Role of ice sheet topography change during the last deglaciation: effect of winds and thermal forcing on the AMOC stability

One major aspect of climate change during the last deglaciation is that abrupt climate events occurred superimposed on gradual warming. Such abrupt changes took place as climate forcing as insolation, greenhouse gases, ice sheet and associated meltwater was evolving. This is the case for the BllingAllerd (BA) event (about 14.7 / 14.2 ka), associated with an abrupt recovery of the Atlantic Meridional Overturning Circulation (AMOC), warming of northern high latitudes and cooling of the southern high latitudes. The BA is then followed by the Younger-Dryas cooling, characterized by a significant drop in the temperature in the Northern Hemisphere and weakening of the AMOC. One way to characterize the occurrence and the stability of abrupt event is to use transient simulations with Atmosphere-Ocean general circulation model. Obase and Abe-Ouchi (2019) realized transient experiment using MIROC4m with time-dependent orbital parameters, greenhouse gases and fixed ice sheet topography (at 21ka).

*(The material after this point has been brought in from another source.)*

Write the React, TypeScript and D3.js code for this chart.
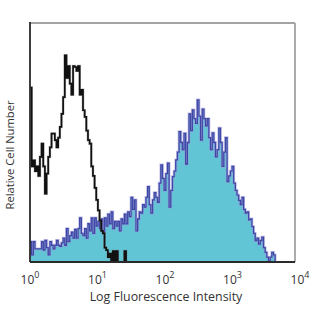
import React from 'react';
import * as d3 from 'd3';

// histogram bins are spaced evenly in log10 units, starting at 10^0
const binStep = 0.025;

// isotype control (black outline), relative cell number in % of plot height
const isotypeCounts = [
  73, 40, 42.5, 38, 40, 36, 44, 49.5, 40, 28.6, 37, 44, 48, 53.7, 53.7, 51, 48, 52, 56.5, 62,
  69, 86.5, 77, 82, 74.6, 70, 82, 81.6, 80, 82, 70, 72, 63.5, 60.7, 55, 51, 49.5, 40, 36, 31,
  26, 21.6, 17.4, 13, 12, 6, 5, 2, 3.5, 0, 4.6, 0, 4.6, 0, 0, 0, 0, 4.6, 0, 0,
];

// stained sample (cyan fill, blue outline)
const stainedCounts = [
  8.5, 3, 8.5, 5.5, 5.5, 5.5, 5.5, 8.5, 5, 9, 6, 3, 8.5, 7, 5.5, 7, 9, 7, 6.5, 8,
  10, 7, 14, 8.5, 11, 12.5, 10, 13.6, 10, 14, 18.4, 12, 11, 14, 10, 16, 13, 18.4, 12, 18.4,
  15, 17, 14, 18, 12.5, 18.4, 15, 20, 16, 21, 14, 17, 15, 17, 13, 18, 16, 20, 16, 21,
  19, 27, 22, 26, 13, 18, 21, 20.5, 24, 23, 27, 31.5, 24, 20.5, 26, 29, 27, 25, 33, 40.6,
  35, 30, 37, 41.4, 23, 30, 35.7, 38, 42.7, 46, 54.5, 50, 47, 53.8, 41, 50, 62, 55, 63.6, 60,
  58, 67.8, 61, 51, 64, 60, 57, 60, 52, 47, 54, 50, 44, 47, 56, 50, 40, 46, 52, 33.6,
  36, 38, 40, 33, 30, 28, 25.8, 24, 27, 22, 20.5, 21, 17.6, 18, 14.8, 12, 9, 10, 7.5, 9,
  10.4, 6, 4, 2, 0.4, 2, 4, 3, 0,
];

const decades = [0, 1, 2, 3, 4];

const W = 312;
const H = 312;
const left = 30;
const right = 295;
const top = 23;
const bottom = 262;

const App: React.FC = () => {
  const x = d3.scaleLog().domain([1, 1e4]).range([left, right]);
  // tick labels sit slightly wider apart than the plot frame in the original
  const xLabel = x.copy().range([30, 300]);
  const y = d3.scaleLinear().domain([0, 100]).range([bottom, top]);

  const binX = (i: number) => x(Math.pow(10, i * binStep));

  const area = d3.area<number>()
    .x((_, i) => binX(i))
    .y0(y(0))
    .y1(d => y(d))
    .curve(d3.curveStepAfter);

  const line = d3.line<number>()
    .x((_, i) => binX(i))
    .y(d => y(d))
    .curve(d3.curveStepAfter);

  return (
    <svg
      width={W}
      height={H}
      style={{ position: 'absolute', left: 0, top: 0, background: '#fff' }}
    >
      <defs>
        <clipPath id="plot">
          <rect x={left} y={top} width={right - left} height={bottom - top} />
        </clipPath>
      </defs>

      <g clipPath="url(#plot)">
        <path d={area(stainedCounts) ?? ''} fill="#62c5d5" />
        <path d={line(stainedCounts) ?? ''} fill="none" stroke="#9a98d8" strokeWidth={2.8} strokeOpacity={0.6} />
        <path d={line(stainedCounts) ?? ''} fill="none" stroke="#3f46a6" strokeWidth={1.3} />
        <path d={line(isotypeCounts) ?? ''} fill="none" stroke="#777" strokeWidth={2.6} strokeOpacity={0.5} />
        <path d={line(isotypeCounts) ?? ''} fill="none" stroke="#111" strokeWidth={1.7} />
      </g>

      {/* frame */}
      <line x1={left} x2={right} y1={top} y2={top} stroke="#a3a3a3" strokeWidth={1.8} />
      <line x1={right} x2={right} y1={top} y2={bottom} stroke="#a3a3a3" strokeWidth={1.8} />
      <line x1={left} x2={left} y1={top - 1} y2={bottom} stroke="#2a2a2a" strokeWidth={1.8} />
      <line x1={left} x2={right} y1={bottom} y2={bottom} stroke="#2a2a2a" strokeWidth={1.8} />

      {/* x tick labels */}
      {decades.map(d => (
        <text
          key={d}
          x={xLabel(Math.pow(10, d))}
          y={284}
          textAnchor="middle"
          fontFamily="'Open Sans', sans-serif"
          fontSize={12}
          fill="#333"
        >
          10<tspan dy={-6} fontSize={9}>{d}</tspan>
        </text>
      ))}

      <text
        x={166}
        y={301}
        textAnchor="middle"
        fontFamily="'Open Sans', sans-serif"
        fontSize={12.4}
        fill="#333"
      >
        Log Fluorescence Intensity
      </text>

      <text
        transform="translate(13.5,155) rotate(-90)"
        textAnchor="middle"
        fontFamily="'Open Sans', sans-serif"
        fontSize={11.2}
        fill="#333"
      >
        Relative Cell Number
      </text>
    </svg>
  );
};

export default App;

The authors were able to demonstrate that abrupt event associated with BA occurs due to the gradual warming, with no meltwater reduction. Here, as a more realistic study, and in the direct continuation of the previous one, we carried out transient experiments with MIROC4m using in addition time-dependent ice sheet topography. Indeed, gradual retreat of the Northern Hemisphere ice sheet (both Northern America and Northern Eurasia) is known to affect thermodynamically the North Atlantic deep -water formation (i.e. AMOC). Our main findings are: BA like abrupt event still occurs, associated with an AMOC recovery, at about 14.7 ka. The onset of the event is very close to Greenland warming as recorded by proxy-based data, with a similar amplitude (+10°C). Retreat of the Northern Hemisphere ice sheet induce winds change (decrease between 15 and 13 ka) and temperature change over North Atlantic compared to Obase and Abe-Ouchi. Winds change is responsible of the abrupt weakening of the AMOC by enabling coverage of the convection areas by Arctic sea-ice. This indicate that wind reduction is more important than warming for AMOC stability.